Perché il lavoro non si crea riducendo i diritti e aumentando precarietà e età pensionabile come qualcuno vorrebbe farci credere, ma con progetti produttivi seri e concreti.

Non è eticamente, sindacalmente, socialmente e politicamente accettabile che aziende come la Fiat che sono vissute e hanno intascato profitti immensi con i soldi dello Stato sotto forma di ammortizzatori sociali, incentivi e sovvenzioni varie, possano di punto in bianco abbandonare il Paese e costruire un impero multinazionale, continuando a sottrarre lavoro in Italia.


Questo è il frutto di politiche asservite ai grandi gruppi industriali e finanziari nazionali ed internazionali, ammantate di una ideologia da quattro soldi e che tradotta vuol dire maggiore sfruttamento e una forbice sempre più ampia ed incolmabile tra ricchi e poveri.

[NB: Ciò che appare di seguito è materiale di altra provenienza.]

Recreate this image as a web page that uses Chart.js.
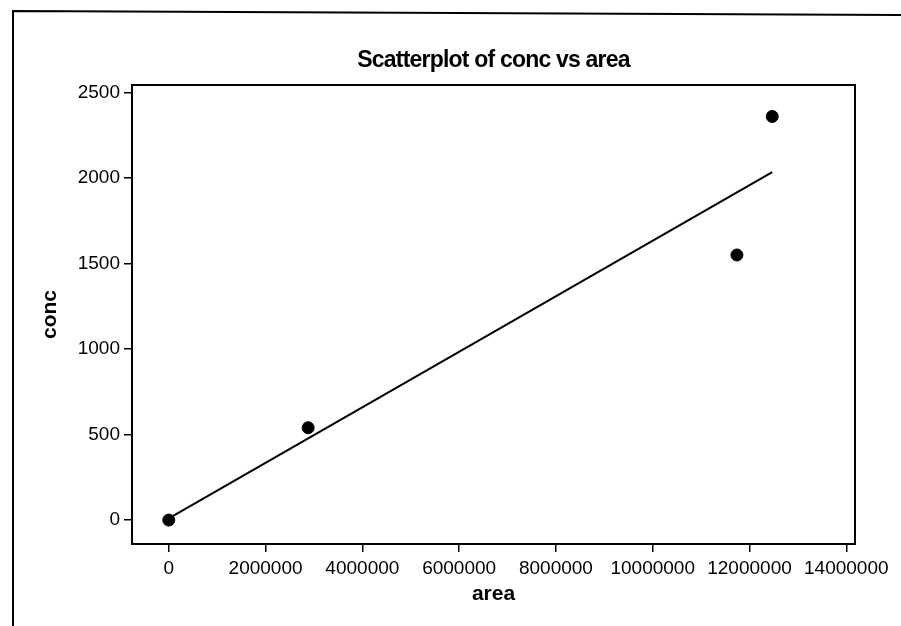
<!DOCTYPE html>
<html>
<head>
<meta charset="utf-8">
<script src="https://cdn.jsdelivr.net/npm/chart.js@4/dist/chart.umd.min.js"></script>
<style>
  html, body { margin: 0; padding: 0; background: #fff; }
  #wrap { width: 901px; height: 626px; }
</style>
</head>
<body>
<div id="wrap"><canvas id="scatter"></canvas></div>
<script>
// Data
const areaValues = [0, 2880000, 11740000, 12470000];
const concValues = [0, 540, 1550, 2360];

// Fitted line endpoints
const fitArea = [0, 12470000];
const fitConc = [10, 2035];

// Tick values
const areaTicks = [0, 2000000, 4000000, 6000000, 8000000, 10000000, 12000000, 14000000];
const concTicks = [0, 500, 1000, 1500, 2000, 2500];

const CHART_TITLE = 'Scatterplot of conc vs area';
const FONT = "'Liberation Sans', Arial, sans-serif";

// Frame around plot area, outer page border, title centred over the plot
const framePlugin = {
  id: 'frame',
  afterDraw(chart) {
    const { ctx, chartArea: a } = chart;
    ctx.save();
    ctx.strokeStyle = '#000';
    ctx.lineWidth = 2;
    ctx.strokeRect(a.left, a.top, a.right - a.left, a.bottom - a.top);
    // outer border (left + top)
    ctx.beginPath();
    ctx.moveTo(13, 626);
    ctx.lineTo(13, 11);
    ctx.lineTo(901, 15);
    ctx.stroke();
    // title
    ctx.fillStyle = '#000';
    ctx.font = 'bold 23px ' + FONT;
    ctx.letterSpacing = '-0.8px';
    ctx.textAlign = 'center';
    ctx.textBaseline = 'alphabetic';
    ctx.fillText(CHART_TITLE, (a.left + a.right) / 2, 67);
    ctx.restore();
  }
};

function toPoints(xs, ys) {
  return xs.map((x, i) => ({ x: x, y: ys[i] }));
}

const config = {
  type: 'scatter',
  data: {
    datasets: [
      {
        label: 'fit',
        data: toPoints(fitArea, fitConc),
        showLine: true,
        borderColor: '#000',
        borderWidth: 2,
        pointRadius: 0,
        fill: false,
      },
      {
        label: 'conc',
        data: toPoints(areaValues, concValues),
        backgroundColor: '#000',
        borderColor: '#000',
        pointRadius: 6,
        pointHoverRadius: 6,
      },
    ]
  },
  options: {
    responsive: true,
    maintainAspectRatio: false,
    animation: false,
    layout: { padding: { left: 0, right: 46, top: 85, bottom: 0 } },
    plugins: {
      legend: { display: false },
      tooltip: { enabled: false },
      title: { display: false },
    },
    scales: {
      x: {
        type: 'linear',
        min: -760000,
        max: 14180000,
        afterBuildTicks: (scale) => { scale.ticks = areaTicks.map(v => ({ value: v })); },
        afterFit: (scale) => { scale.height = 82; },
        grid: { display: true, drawOnChartArea: false, drawTicks: true, tickLength: 8, color: '#000', lineWidth: 1.5 },
        border: { display: false },
        ticks: {
          color: '#000',
          font: { family: FONT, size: 19 },
          padding: 5,
          maxRotation: 0,
          autoSkip: false,
          callback: (v) => String(v),
        },
        title: {
          display: true,
          text: 'area',
          color: '#000',
          font: { family: FONT, size: 21, weight: 'bold' },
          padding: { top: 0, bottom: 19 },
        },
      },
      y: {
        type: 'linear',
        min: -140,
        max: 2544,
        afterBuildTicks: (scale) => { scale.ticks = concTicks.map(v => ({ value: v })); },
        afterFit: (scale) => { scale.width = 132; },
        grid: { display: true, drawOnChartArea: false, drawTicks: true, tickLength: 8, color: '#000', lineWidth: 1.5 },
        border: { display: false },
        ticks: {
          color: '#000',
          font: { family: FONT, size: 19 },
          padding: 4,
          autoSkip: false,
          callback: (v) => String(v),
        },
        title: {
          display: true,
          text: 'conc',
          color: '#000',
          font: { family: FONT, size: 21, weight: 'bold' },
          padding: { top: 38, bottom: 0 },
        },
      },
    },
  },
  plugins: [framePlugin],
};

SCATTER_CHART = new Chart(document.getElementById('scatter'), config);
</script>
</body>
</html>
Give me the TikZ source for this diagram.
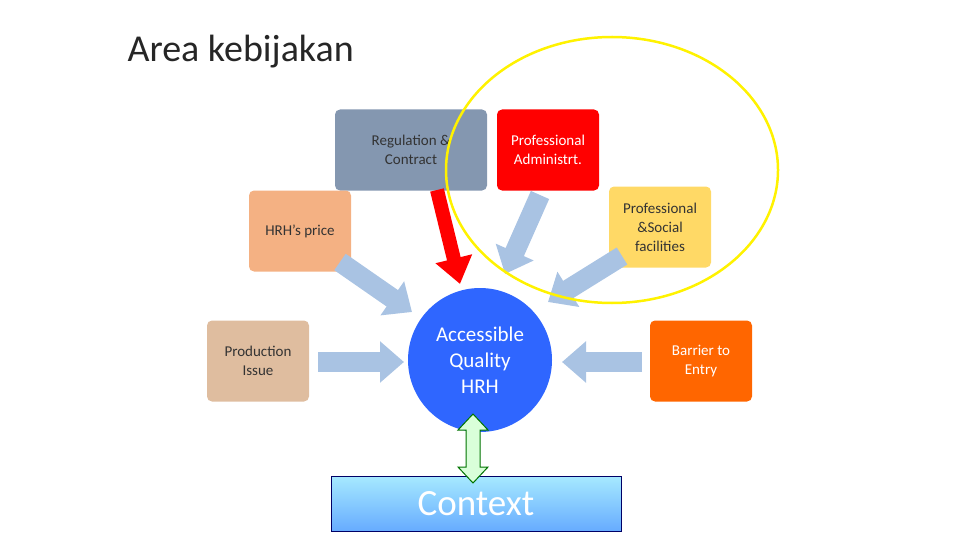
\documentclass[tikz,border=0pt]{standalone}
\usepackage{fontspec}
\setmainfont{Carlito}
\usetikzlibrary{arrows.meta}
\definecolor{regc}{HTML}{8497B0}
\definecolor{pric}{HTML}{F4B183}
\definecolor{proc}{HTML}{DFBD9F}
\definecolor{facc}{HTML}{FFD966}
\definecolor{barc}{HTML}{FF6600}
\definecolor{circc}{HTML}{2F66FF}
\definecolor{arrc}{HTML}{A9C3E3}
\begin{document}
\begin{tikzpicture}[x=1pt,y=-1pt,
  boxs/.style={rounded corners=5pt,minimum width=102pt,minimum height=81pt,inner sep=0pt,align=center,font=\fontsize{15}{19}\selectfont},
  blk/.style={line width=20pt,color=arrc,-{Triangle[width=40pt,length=24pt]}}]
\useasboundingbox (0,0) rectangle (960,540);
\node[anchor=west,font=\fontsize{38}{44}\selectfont,text=black!85] (title) at (124,52) {Area kebijakan};
\node[boxs,fill=regc,minimum width=152pt,text=black!80] (reg) at (411,150) {Regulation \&\\Contract};
\node[boxs,fill=red,text=white] (adm) at (548,150) {Professional\\Administrt.};
\node[boxs,fill=facc,text=black!80] (fac) at (660,227) {Professional\\\&Social\\facilities};
\node[boxs,fill=pric,text=black!80] (pri) at (300,231) {HRH's price};
\node[boxs,fill=proc,text=black!80] (pro) at (258,361) {Production\\Issue};
\node[boxs,fill=barc,text=white] (bar) at (701,361) {Barrier to\\Entry};
\node[circle,fill=circc,minimum size=144pt,inner sep=0pt,align=center,text=white,font=\fontsize{21}{26}\selectfont] (hrh) at (480,360) {Accessible\\Quality\\HRH};
\node[draw=blue!40!black,line width=1pt,top color=blue!25!cyan!35,bottom color=blue!55!cyan!60,minimum width=290pt,minimum height=55pt,text=white,font=\fontsize{37}{42}\selectfont] (ctx) at (476,504) {Context};
\coordinate (a1s) at (340,262); \coordinate (a1e) at (412,312);
\coordinate (a2s) at (318,362); \coordinate (a2e) at (404,362);
\coordinate (a3s) at (540,195); \coordinate (a3e) at (505,274);
\coordinate (a4s) at (622,256); \coordinate (a4e) at (548,302);
\coordinate (a5s) at (642,362); \coordinate (a5e) at (562,362);
\coordinate (a6s) at (437,190); \coordinate (a6e) at (460,284);
\draw[blk] (a1s) -- (a1e);
\draw[blk] (a2s) -- (a2e);
\draw[blk] (a3s) -- (a3e);
\draw[blk] (a4s) -- (a4e);
\draw[blk] (a5s) -- (a5e);
\draw[line width=14pt,color=red,-{Triangle[width=36pt,length=26pt]}] (a6s) -- (a6e);
\draw[green!45!black,line width=1pt,fill=green!15] (473,414) -- (488,430) -- (480,430) -- (480,467) -- (488,467) -- (473,483) -- (458,467) -- (466,467) -- (466,430) -- (458,430) -- cycle;
\draw[yellow,line width=2.5pt] (612,170) ellipse [x radius=166pt,y radius=133pt];
\end{tikzpicture}
\end{document}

Ma è anche il frutto del ruolo che Cgil, Cisl e Uil hanno assunto in questi decenni: non saranno certo le smanie di Landini e i capricci della Camusso a far cambiare la Cgil.

Ma la farsa continua e tanti, purtroppo, continuano a credere che quella sia la strada!


Ma tanti altri stanno invece abbandonando questi sindacati e chiedono una reale alternativa: dimostreremo a loro ed a tutti che la vera alternativa parte proprio da USB.